— Exercise goal —
Select all lines with the string "this" in them, and copy those lines.

— Given records —
┄┄┄┄┄┄┄┄┄┄
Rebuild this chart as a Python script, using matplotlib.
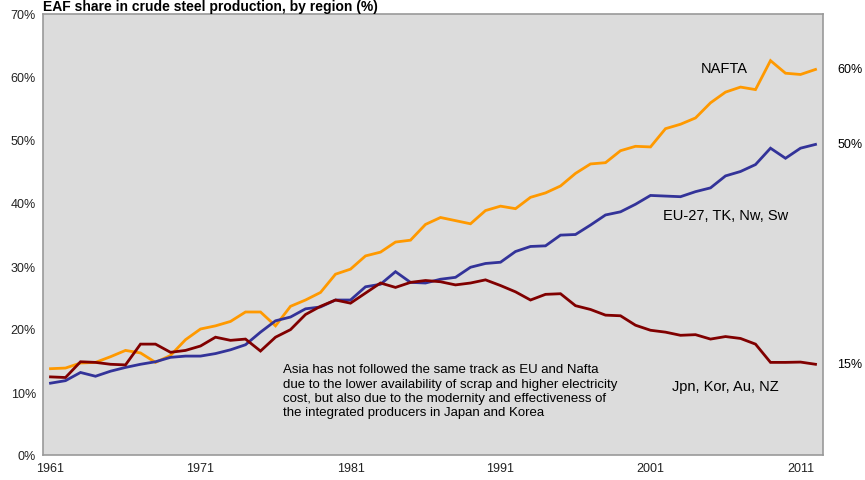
┄┄┄┄┄┄┄┄┄┄
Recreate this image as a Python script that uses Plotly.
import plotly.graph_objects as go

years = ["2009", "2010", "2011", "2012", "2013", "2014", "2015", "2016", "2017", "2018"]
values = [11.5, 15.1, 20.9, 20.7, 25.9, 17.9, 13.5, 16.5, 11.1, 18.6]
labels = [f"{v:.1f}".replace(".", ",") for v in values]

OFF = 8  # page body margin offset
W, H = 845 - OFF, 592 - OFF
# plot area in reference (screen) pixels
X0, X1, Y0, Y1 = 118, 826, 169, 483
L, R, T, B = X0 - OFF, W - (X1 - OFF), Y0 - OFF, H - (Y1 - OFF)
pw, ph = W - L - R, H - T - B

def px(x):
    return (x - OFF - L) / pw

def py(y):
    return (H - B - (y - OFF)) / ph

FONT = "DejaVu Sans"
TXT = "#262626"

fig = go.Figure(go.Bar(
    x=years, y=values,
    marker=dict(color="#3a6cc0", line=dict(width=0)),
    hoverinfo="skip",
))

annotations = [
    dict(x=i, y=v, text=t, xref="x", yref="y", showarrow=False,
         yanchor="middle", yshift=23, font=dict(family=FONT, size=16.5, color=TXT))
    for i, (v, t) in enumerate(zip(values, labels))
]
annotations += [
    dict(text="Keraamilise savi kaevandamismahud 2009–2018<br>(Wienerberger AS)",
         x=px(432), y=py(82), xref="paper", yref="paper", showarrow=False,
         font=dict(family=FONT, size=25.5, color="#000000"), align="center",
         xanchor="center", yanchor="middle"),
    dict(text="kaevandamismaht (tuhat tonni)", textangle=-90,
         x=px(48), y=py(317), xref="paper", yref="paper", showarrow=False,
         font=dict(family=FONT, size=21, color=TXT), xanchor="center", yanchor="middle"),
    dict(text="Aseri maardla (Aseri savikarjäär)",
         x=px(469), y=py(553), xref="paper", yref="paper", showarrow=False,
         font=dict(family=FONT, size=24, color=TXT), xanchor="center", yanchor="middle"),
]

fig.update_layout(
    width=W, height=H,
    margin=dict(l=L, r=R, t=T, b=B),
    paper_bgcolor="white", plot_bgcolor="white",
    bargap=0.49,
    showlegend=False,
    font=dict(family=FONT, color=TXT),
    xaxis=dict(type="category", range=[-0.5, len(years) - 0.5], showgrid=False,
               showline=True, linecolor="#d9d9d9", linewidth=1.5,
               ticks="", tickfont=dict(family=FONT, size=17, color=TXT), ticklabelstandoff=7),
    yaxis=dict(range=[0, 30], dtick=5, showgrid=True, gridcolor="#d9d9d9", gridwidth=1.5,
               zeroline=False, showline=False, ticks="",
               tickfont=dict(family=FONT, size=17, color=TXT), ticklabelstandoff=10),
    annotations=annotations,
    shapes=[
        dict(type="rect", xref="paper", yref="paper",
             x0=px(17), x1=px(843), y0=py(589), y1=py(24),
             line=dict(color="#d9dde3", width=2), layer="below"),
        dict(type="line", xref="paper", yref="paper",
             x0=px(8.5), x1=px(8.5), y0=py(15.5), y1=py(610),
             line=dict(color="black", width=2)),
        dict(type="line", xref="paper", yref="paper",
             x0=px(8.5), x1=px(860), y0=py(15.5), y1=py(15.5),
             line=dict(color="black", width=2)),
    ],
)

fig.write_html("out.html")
┄┄┄┄┄┄┄┄┄┄
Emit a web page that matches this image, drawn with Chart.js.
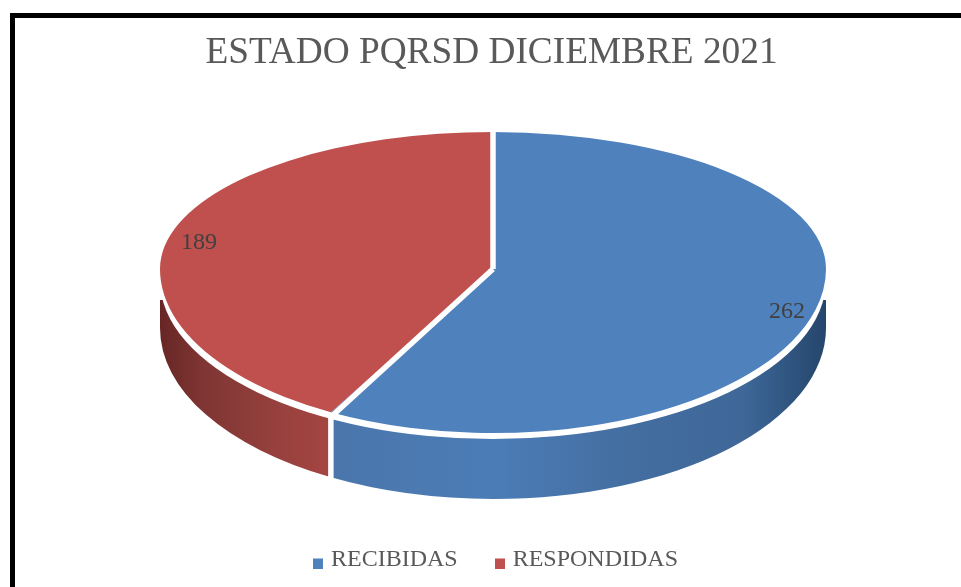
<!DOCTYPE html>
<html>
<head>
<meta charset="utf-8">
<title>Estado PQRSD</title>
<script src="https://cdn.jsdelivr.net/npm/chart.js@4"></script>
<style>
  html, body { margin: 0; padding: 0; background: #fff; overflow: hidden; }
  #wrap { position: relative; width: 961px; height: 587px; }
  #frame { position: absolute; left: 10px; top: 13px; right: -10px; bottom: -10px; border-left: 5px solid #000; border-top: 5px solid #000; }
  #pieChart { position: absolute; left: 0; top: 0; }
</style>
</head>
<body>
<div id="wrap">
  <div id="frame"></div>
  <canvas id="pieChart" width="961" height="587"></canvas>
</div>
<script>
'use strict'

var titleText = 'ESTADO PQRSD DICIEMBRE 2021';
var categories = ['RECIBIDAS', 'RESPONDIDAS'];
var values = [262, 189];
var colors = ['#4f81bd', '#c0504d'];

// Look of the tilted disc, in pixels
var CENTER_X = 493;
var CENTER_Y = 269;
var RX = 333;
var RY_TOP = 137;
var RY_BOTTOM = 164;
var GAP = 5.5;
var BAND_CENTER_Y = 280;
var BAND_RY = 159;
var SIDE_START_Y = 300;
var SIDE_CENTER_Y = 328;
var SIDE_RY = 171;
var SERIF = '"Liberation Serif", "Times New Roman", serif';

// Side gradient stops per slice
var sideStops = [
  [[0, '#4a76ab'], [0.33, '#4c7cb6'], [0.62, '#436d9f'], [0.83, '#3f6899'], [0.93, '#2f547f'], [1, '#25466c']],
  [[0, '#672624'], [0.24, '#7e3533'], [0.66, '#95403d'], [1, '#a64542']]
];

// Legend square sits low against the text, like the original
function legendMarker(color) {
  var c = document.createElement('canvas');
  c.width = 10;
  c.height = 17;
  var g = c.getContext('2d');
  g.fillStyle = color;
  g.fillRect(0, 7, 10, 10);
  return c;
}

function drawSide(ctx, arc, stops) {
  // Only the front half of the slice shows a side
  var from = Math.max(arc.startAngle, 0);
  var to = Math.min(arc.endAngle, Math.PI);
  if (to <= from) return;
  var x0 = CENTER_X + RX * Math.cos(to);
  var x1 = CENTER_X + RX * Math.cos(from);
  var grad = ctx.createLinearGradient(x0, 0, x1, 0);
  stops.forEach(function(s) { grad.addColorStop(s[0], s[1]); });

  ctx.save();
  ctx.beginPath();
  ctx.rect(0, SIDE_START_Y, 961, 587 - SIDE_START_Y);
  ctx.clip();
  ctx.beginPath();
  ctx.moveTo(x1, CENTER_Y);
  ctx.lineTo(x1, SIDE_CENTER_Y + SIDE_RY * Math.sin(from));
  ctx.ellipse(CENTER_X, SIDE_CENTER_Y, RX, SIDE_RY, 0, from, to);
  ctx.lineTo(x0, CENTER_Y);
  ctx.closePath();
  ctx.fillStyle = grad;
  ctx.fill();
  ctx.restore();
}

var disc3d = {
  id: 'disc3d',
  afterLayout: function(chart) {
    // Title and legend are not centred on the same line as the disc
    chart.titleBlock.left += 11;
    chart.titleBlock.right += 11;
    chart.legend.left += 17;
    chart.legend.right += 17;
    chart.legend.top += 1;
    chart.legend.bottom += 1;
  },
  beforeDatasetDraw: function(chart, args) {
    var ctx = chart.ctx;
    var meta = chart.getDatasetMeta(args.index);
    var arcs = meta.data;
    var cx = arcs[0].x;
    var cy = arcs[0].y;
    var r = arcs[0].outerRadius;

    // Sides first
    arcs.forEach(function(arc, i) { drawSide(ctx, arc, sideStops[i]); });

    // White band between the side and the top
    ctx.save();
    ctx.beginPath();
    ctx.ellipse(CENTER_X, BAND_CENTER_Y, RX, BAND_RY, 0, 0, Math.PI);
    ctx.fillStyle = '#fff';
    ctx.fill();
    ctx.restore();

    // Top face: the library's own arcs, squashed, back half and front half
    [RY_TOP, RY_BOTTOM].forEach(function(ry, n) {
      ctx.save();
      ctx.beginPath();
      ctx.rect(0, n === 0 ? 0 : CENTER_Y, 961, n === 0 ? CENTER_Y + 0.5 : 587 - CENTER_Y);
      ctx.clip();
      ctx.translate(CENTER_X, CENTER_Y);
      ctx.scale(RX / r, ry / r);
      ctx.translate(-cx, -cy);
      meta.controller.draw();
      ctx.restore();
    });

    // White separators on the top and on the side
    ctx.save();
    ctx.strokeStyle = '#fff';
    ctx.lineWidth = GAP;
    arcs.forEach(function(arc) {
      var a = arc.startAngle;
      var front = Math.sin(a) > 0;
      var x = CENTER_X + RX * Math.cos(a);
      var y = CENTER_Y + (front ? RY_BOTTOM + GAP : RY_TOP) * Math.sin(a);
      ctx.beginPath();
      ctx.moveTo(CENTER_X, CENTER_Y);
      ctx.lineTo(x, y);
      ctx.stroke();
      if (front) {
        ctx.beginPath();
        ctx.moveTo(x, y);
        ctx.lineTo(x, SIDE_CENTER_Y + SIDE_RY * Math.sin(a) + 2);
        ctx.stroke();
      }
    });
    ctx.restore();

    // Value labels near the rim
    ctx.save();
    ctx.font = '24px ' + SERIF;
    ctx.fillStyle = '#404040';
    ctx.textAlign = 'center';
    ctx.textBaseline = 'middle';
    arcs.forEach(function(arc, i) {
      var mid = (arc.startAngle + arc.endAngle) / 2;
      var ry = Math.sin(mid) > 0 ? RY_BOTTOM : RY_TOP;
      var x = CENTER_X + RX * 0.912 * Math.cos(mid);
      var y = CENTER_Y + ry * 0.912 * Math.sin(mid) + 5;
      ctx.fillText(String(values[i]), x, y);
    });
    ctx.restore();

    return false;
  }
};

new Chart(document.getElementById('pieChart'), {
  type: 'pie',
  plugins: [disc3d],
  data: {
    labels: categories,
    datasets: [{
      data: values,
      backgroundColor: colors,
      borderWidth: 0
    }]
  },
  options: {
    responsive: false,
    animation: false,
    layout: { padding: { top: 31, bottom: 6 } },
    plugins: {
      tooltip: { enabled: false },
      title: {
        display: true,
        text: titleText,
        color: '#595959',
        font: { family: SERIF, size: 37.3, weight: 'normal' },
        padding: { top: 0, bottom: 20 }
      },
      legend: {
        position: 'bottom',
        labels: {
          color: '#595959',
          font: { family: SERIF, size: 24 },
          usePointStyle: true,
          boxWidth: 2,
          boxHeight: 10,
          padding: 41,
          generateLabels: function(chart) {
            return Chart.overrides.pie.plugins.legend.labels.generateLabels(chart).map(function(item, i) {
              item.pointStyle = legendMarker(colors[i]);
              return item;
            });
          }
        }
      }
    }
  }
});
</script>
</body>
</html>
┄┄┄┄┄┄┄┄┄┄
— Completed task —
Rebuild this chart as a Python script, using matplotlib.
Recreate this image as a Python script that uses Plotly.
Emit a web page that matches this image, drawn with Chart.js.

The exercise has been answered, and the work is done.